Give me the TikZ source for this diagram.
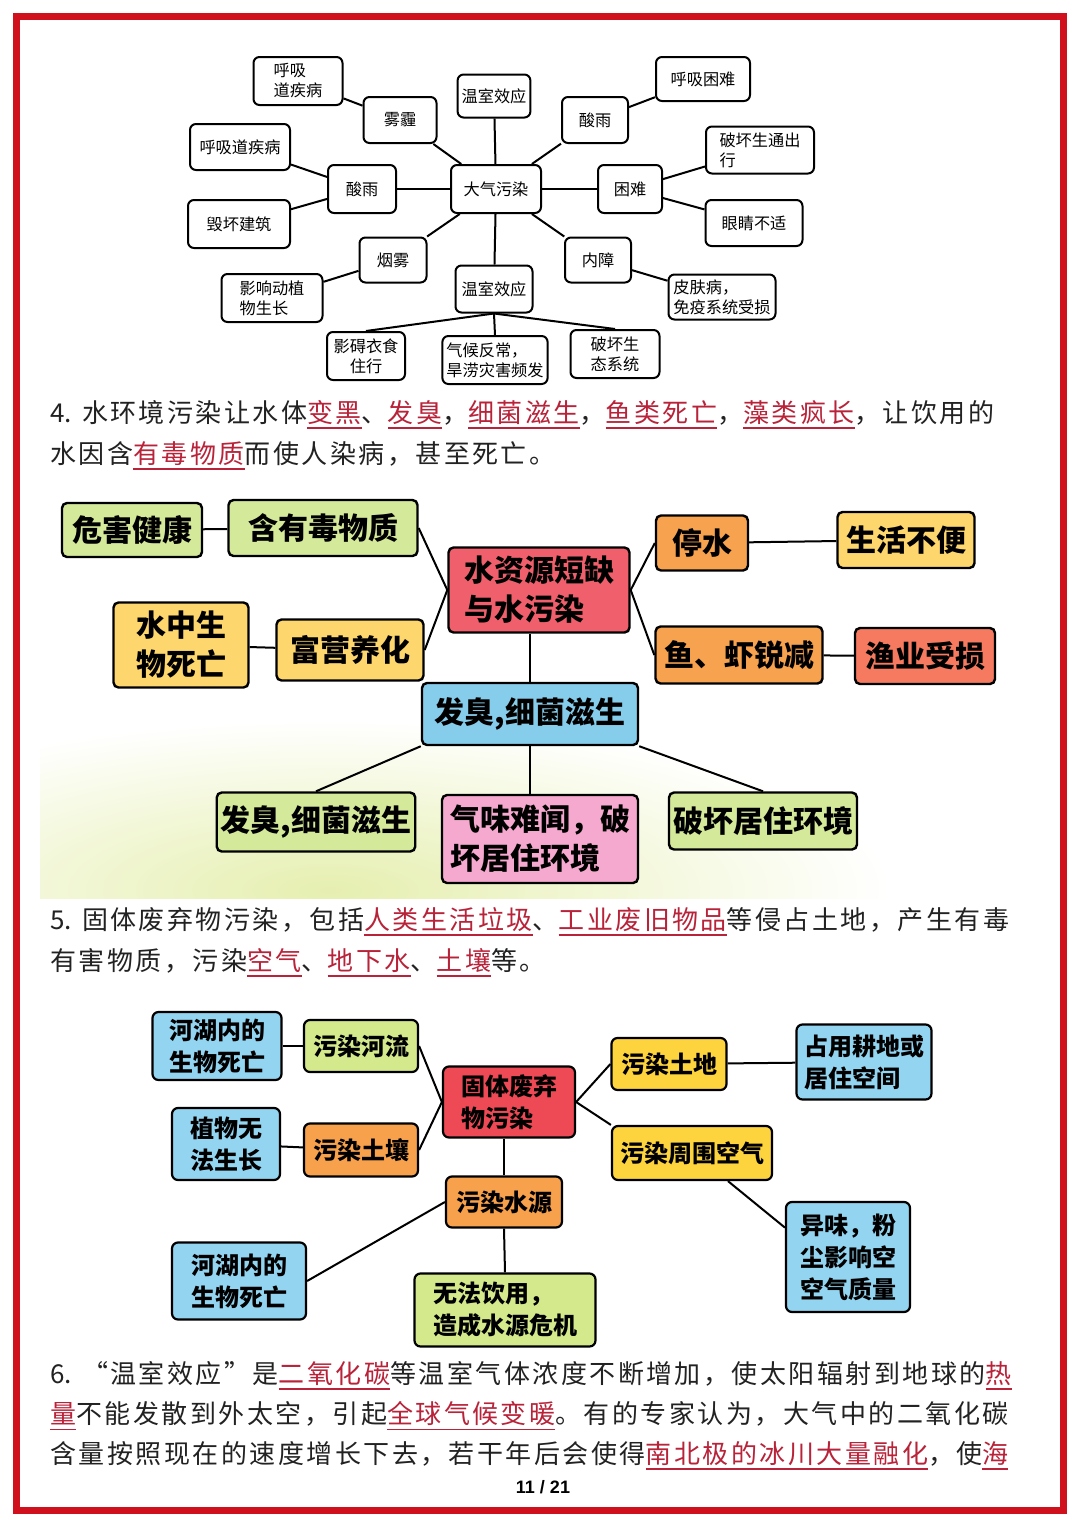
\documentclass[tikz,border=0pt]{standalone}
\usepackage{fontspec}
\usepackage{tikz}
\usetikzlibrary{positioning}
\setmainfont{Noto Sans CJK SC}
\newfontfamily\corps[LetterSpace=9.5]{Noto Sans CJK SC}
\newfontfamily\schema{Noto Sans CJK SC}
\newfontfamily\numpage{Liberation Sans}
\definecolor{cadrerouge}{HTML}{D0101C}
\definecolor{soulrouge}{HTML}{B8233A}
\definecolor{encre}{HTML}{222222}
\definecolor{vertB}{HTML}{D5E99A}
\definecolor{jauneB}{HTML}{FDD66E}
\definecolor{orangeB}{HTML}{F7A24E}
\definecolor{rougeB}{HTML}{F0606C}
\definecolor{corailB}{HTML}{F57A5F}
\definecolor{bleuB}{HTML}{86CDEC}
\definecolor{roseB}{HTML}{F5A9CE}
\definecolor{vertC}{HTML}{D4E98C}
\definecolor{rougeC}{HTML}{EE4A56}
\definecolor{jauneC}{HTML}{FDD43E}
\definecolor{orangeC}{HTML}{F7A14C}
\definecolor{bleuC}{HTML}{93D5F1}
\definecolor{lavis}{HTML}{E6EFB0}
\newcommand{\souligne}[1]{\setbox0\hbox{#1}\rlap{\color{soulrouge}\rule[-0.24em]{\wd0}{0.85pt}}{\color{soulrouge}#1}}
\newcommand{\numero}[1]{{\schema #1}\hspace{5pt}}

\begin{document}
\begin{tikzpicture}[x=0.5pt, y=-0.5pt,
  taille/.style 2 args={minimum width=#1*0.5pt, minimum height=#2*0.5pt},
  blocA/.style={draw, line width=1pt, rounded corners=3pt, inner sep=2pt, align=left,
    font=\schema\fontsize{8.1}{10}\selectfont},
  blocB/.style={draw, line width=1.2pt, rounded corners=2.5pt, inner sep=2pt, align=left,
    font=\schema\bfseries\fontsize{15}{19.5}\selectfont},
  blocC/.style={draw, line width=1.1pt, rounded corners=3pt, inner sep=2pt, align=left,
    font=\schema\bfseries\fontsize{12}{16}\selectfont},
  para/.style={anchor=west, inner sep=0pt, text=encre, font=\corps\fontsize{13}{14}\selectfont},
  lien/.style={line width=1pt}]
  \useasboundingbox (0,0) rectangle (1080,1527);
  \fill[white] (0,0) rectangle (1080,1527);
  \draw[cadrerouge, line width=3.5pt] (16.5,16.5) rectangle (1063.5,1510.5);

  % air pollution
  \node[blocA, taille={89}{48}] (hxA) at (298,81) {呼吸\\道疾病};
  \node[blocA, taille={72}{43}] (wsH) at (494,96) {温室效应};
  \node[blocA, taille={94}{44}] (hxkn) at (703,79) {呼吸困难};
  \node[blocA, taille={73}{46}] (wm) at (400,120) {雾霾};
  \node[blocA, taille={66}{46}] (syD) at (595,120) {酸雨};
  \node[blocA, taille={100}{46}] (hxd) at (240,147) {呼吸道疾病};
  \node[blocA, taille={108}{47}] (phcx) at (760,150) {破坏生通出\\行};
  \node[blocA, taille={68}{48}] (syG) at (362,189) {酸雨};
  \node[blocA, taille={90}{48}] (dq) at (496,189) {大气污染};
  \node[blocA, taille={64}{48}] (kn) at (630,189) {困难};
  \node[blocA, taille={102}{48}] (hhjz) at (239,224) {毁坏建筑};
  \node[blocA, taille={97}{46}] (yjbs) at (754,223) {眼睛不适};
  \node[blocA, taille={67}{45}] (yw) at (393,260) {烟雾};
  \node[blocA, taille={66}{45}] (nz) at (598,260) {内障};
  \node[blocA, taille={101}{48}] (yxdz) at (272,298) {影响动植\\物生长};
  \node[blocA, taille={77}{47}] (wsB) at (494,289) {温室效应};
  \node[blocA, taille={107}{45}] (pfb) at (722,297) {皮肤病，\\免疫系统受损};
  \node[blocA, taille={78}{48}, align=center] (yasy) at (366,356) {影碍衣食\\住行};
  \node[blocA, taille={101}{48}] (qhfc) at (495,360) {气候反常，\\旱涝灾害频发};
  \node[blocA, taille={89}{48}] (phst) at (615,354) {破坏生\\态系统};
  \draw[lien] (dq) -- (wsH);
  \draw[lien] (dq) -- (wm);
  \draw[lien] (dq) -- (syD);
  \draw[lien] (dq) -- (syG);
  \draw[lien] (dq) -- (kn);
  \draw[lien] (dq) -- (yw);
  \draw[lien] (dq) -- (nz);
  \draw[lien] (dq) -- (wsB);
  \draw[lien] (wm) -- (hxA);
  \draw[lien] (syD) -- (hxkn);
  \draw[lien] (syG) -- (hxd);
  \draw[lien] (syG) -- (hhjz);
  \draw[lien] (kn) -- (phcx);
  \draw[lien] (kn) -- (yjbs);
  \draw[lien] (yw) -- (yxdz);
  \draw[lien] (nz) -- (pfb);
  \draw[lien] (wsB.south) -- (yasy.north);
  \draw[lien] (wsB.south) -- (qhfc.north);
  \draw[lien] (wsB.south) -- (phst.north);

  \node[para] (t4a) at (50,415) {\numero{4.}水环境污染让水体\souligne{变黑}、\souligne{发臭}，\souligne{细菌滋生}，\souligne{鱼类死亡}，\souligne{藻类疯长}，让饮用的};
  \node[para] (t4b) at (50,456) {水因含\souligne{有毒物质}而使人染病，甚至死亡。};

  % water pollution
  \begin{scope}
    \clip (40,700) rectangle (1020,898);
    \shade[inner color=lavis, outer color=white] (330,890) ellipse (560 and 170);
  \end{scope}
  \node[blocB, fill=vertB, taille={140}{54}] (whjk) at (132,530) {危害健康};
  \node[blocB, fill=vertB, taille={189}{56}] (hydw) at (323,528) {含有毒物质};
  \node[blocB, fill=rougeB, taille={181}{85}] (szy) at (539,590) {水资源短缺\\与水污染};
  \node[blocB, fill=orangeB, taille={92}{55}] (ts) at (702,543) {停水};
  \node[blocB, fill=jauneB, taille={137}{56}] (shbb) at (906,540) {生活不便};
  \node[blocB, fill=jauneB, taille={135}{85}] (szsw) at (181,645) {水中生\\物死亡};
  \node[blocB, fill=jauneB, taille={147}{61}] (fyyh) at (350,650) {富营养化};
  \node[blocB, fill=orangeB, taille={167}{57}] (yxrj) at (739,655) {鱼、虾锐减};
  \node[blocB, fill=corailB, taille={140}{56}] (yyss) at (925,656) {渔业受损};
  \node[blocB, fill=bleuB, taille={216}{62}] (fcB) at (530,714) {发臭,细菌滋生};
  \node[blocB, fill=vertB, taille={196}{59}] (fcV) at (316,822) {发臭,细菌滋生};
  \node[blocB, fill=roseB, taille={196}{88}] (qwnw) at (540,839) {气味难闻，破\\坏居住环境};
  \node[blocB, fill=vertB, taille={187}{57}] (phjz) at (763,821) {破坏居住环境};
  \draw[lien] (whjk) -- (hydw);
  \draw[lien] (hydw.east) -- (szy.west);
  \draw[lien] (fyyh.east) -- (szy.west);
  \draw[lien] (szsw) -- (fyyh);
  \draw[lien] (szy.east) -- (ts.west);
  \draw[lien] (szy.east) -- (yxrj.west);
  \draw[lien] (ts) -- (shbb);
  \draw[lien] (yxrj) -- (yyss);
  \draw[lien] (fcB.north) -- (fcB.north |- szy.south);
  \draw[lien] (fcB.south west) -- (fcV.north);
  \draw[lien] (fcB.south) -- (fcB.south |- qwnw.north);
  \draw[lien] (fcB.south east) -- (phjz.north);

  \node[para] (t5a) at (50,922) {\numero{5.}固体废弃物污染，包括\souligne{人类生活垃圾}、\souligne{工业废旧物品}等侵占土地，产生有毒};
  \node[para] (t5b) at (50,963) {有害物质，污染\souligne{空气}、\souligne{地下水}、\souligne{土壤}等。};

  % solid waste
  \node[blocC, fill=bleuC, taille={129}{68}] (hhA) at (217,1046) {河湖内的\\生物死亡};
  \node[blocC, fill=vertC, taille={114}{52}] (wrhl) at (361,1046) {污染河流};
  \node[blocC, fill=rougeC, taille={132}{71}] (gtfq) at (509,1102) {固体废弃\\物污染};
  \node[blocC, fill=jauneC, taille={115}{52}] (wrtd) at (669,1064) {污染土地};
  \node[blocC, fill=bleuC, taille={135}{75}] (zygd) at (864,1062) {占用耕地或\\居住空间};
  \node[blocC, fill=bleuC, taille={108}{72}] (zwwf) at (226,1144) {植物无\\法生长};
  \node[blocC, fill=orangeC, taille={114}{53}] (wrtr) at (361,1150) {污染土壤};
  \node[blocC, fill=jauneC, taille={160}{54}] (wrzw) at (692,1153) {污染周围空气};
  \node[blocC, fill=orangeC, taille={116}{51}] (wrsy) at (504,1202) {污染水源};
  \node[blocC, fill=bleuC, taille={134}{77}] (hhB) at (239,1281) {河湖内的\\生物死亡};
  \node[blocC, fill=vertC, taille={181}{73}] (wfyy) at (505,1310) {无法饮用，\\造成水源危机};
  \node[blocC, fill=bleuC, taille={124}{110}] (ywfc) at (848,1257) {异味，粉\\尘影响空\\空气质量};
  \draw[lien] (hhA) -- (wrhl);
  \draw[lien] (wrhl.east) -- (gtfq.west);
  \draw[lien] (wrtr.east) -- (gtfq.west);
  \draw[lien] (zwwf) -- (wrtr);
  \draw[lien] (gtfq.east) -- (wrtd.west);
  \draw[lien] (gtfq.east) -- (wrzw.north west);
  \draw[lien] (wrtd) -- (zygd);
  \draw[lien] (wrsy.north) -- (wrsy.north |- gtfq.south);
  \draw[lien] (wrsy.west) -- (hhB.east);
  \draw[lien] (wrsy.south) -- (wfyy.north);
  \draw[lien] (wrzw.-38) -- (ywfc.155);

  \node[para] (t6a) at (50,1376) {\numero{6.}“温室效应”是\souligne{二氧化碳}等温室气体浓度不断增加，使太阳辐射到地球的\souligne{热}};
  \node[para] (t6b) at (50,1416) {\souligne{量}不能发散到外太空，引起\souligne{全球气候变暖}。有的专家认为，大气中的二氧化碳};
  \node[para] (t6c) at (50,1456) {含量按照现在的速度增长下去，若干年后会使得\souligne{南北极的冰川大量融化}，使\souligne{海}};
  \node[font=\numpage\bfseries\fontsize{9}{11}\selectfont] (pg) at (543,1487) {11 / 21};
\end{tikzpicture}
\end{document}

○ ○ ○

* Required task: Return only the lines from the start of the data through the line that contains "(16.5,16.5) rectangle (1063.5,1510.5);", please, copying them exactly and omitting all pictures.

* The result:
Give me the TikZ source for this diagram.
\documentclass[tikz,border=0pt]{standalone}
\usepackage{fontspec}
\usepackage{tikz}
\usetikzlibrary{positioning}
\setmainfont{Noto Sans CJK SC}
\newfontfamily\corps[LetterSpace=9.5]{Noto Sans CJK SC}
\newfontfamily\schema{Noto Sans CJK SC}
\newfontfamily\numpage{Liberation Sans}
\definecolor{cadrerouge}{HTML}{D0101C}
\definecolor{soulrouge}{HTML}{B8233A}
\definecolor{encre}{HTML}{222222}
\definecolor{vertB}{HTML}{D5E99A}
\definecolor{jauneB}{HTML}{FDD66E}
\definecolor{orangeB}{HTML}{F7A24E}
\definecolor{rougeB}{HTML}{F0606C}
\definecolor{corailB}{HTML}{F57A5F}
\definecolor{bleuB}{HTML}{86CDEC}
\definecolor{roseB}{HTML}{F5A9CE}
\definecolor{vertC}{HTML}{D4E98C}
\definecolor{rougeC}{HTML}{EE4A56}
\definecolor{jauneC}{HTML}{FDD43E}
\definecolor{orangeC}{HTML}{F7A14C}
\definecolor{bleuC}{HTML}{93D5F1}
\definecolor{lavis}{HTML}{E6EFB0}
\newcommand{\souligne}[1]{\setbox0\hbox{#1}\rlap{\color{soulrouge}\rule[-0.24em]{\wd0}{0.85pt}}{\color{soulrouge}#1}}
\newcommand{\numero}[1]{{\schema #1}\hspace{5pt}}

\begin{document}
\begin{tikzpicture}[x=0.5pt, y=-0.5pt,
  taille/.style 2 args={minimum width=#1*0.5pt, minimum height=#2*0.5pt},
  blocA/.style={draw, line width=1pt, rounded corners=3pt, inner sep=2pt, align=left,
    font=\schema\fontsize{8.1}{10}\selectfont},
  blocB/.style={draw, line width=1.2pt, rounded corners=2.5pt, inner sep=2pt, align=left,
    font=\schema\bfseries\fontsize{15}{19.5}\selectfont},
  blocC/.style={draw, line width=1.1pt, rounded corners=3pt, inner sep=2pt, align=left,
    font=\schema\bfseries\fontsize{12}{16}\selectfont},
  para/.style={anchor=west, inner sep=0pt, text=encre, font=\corps\fontsize{13}{14}\selectfont},
  lien/.style={line width=1pt}]
  \useasboundingbox (0,0) rectangle (1080,1527);
  \fill[white] (0,0) rectangle (1080,1527);
  \draw[cadrerouge, line width=3.5pt] (16.5,16.5) rectangle (1063.5,1510.5);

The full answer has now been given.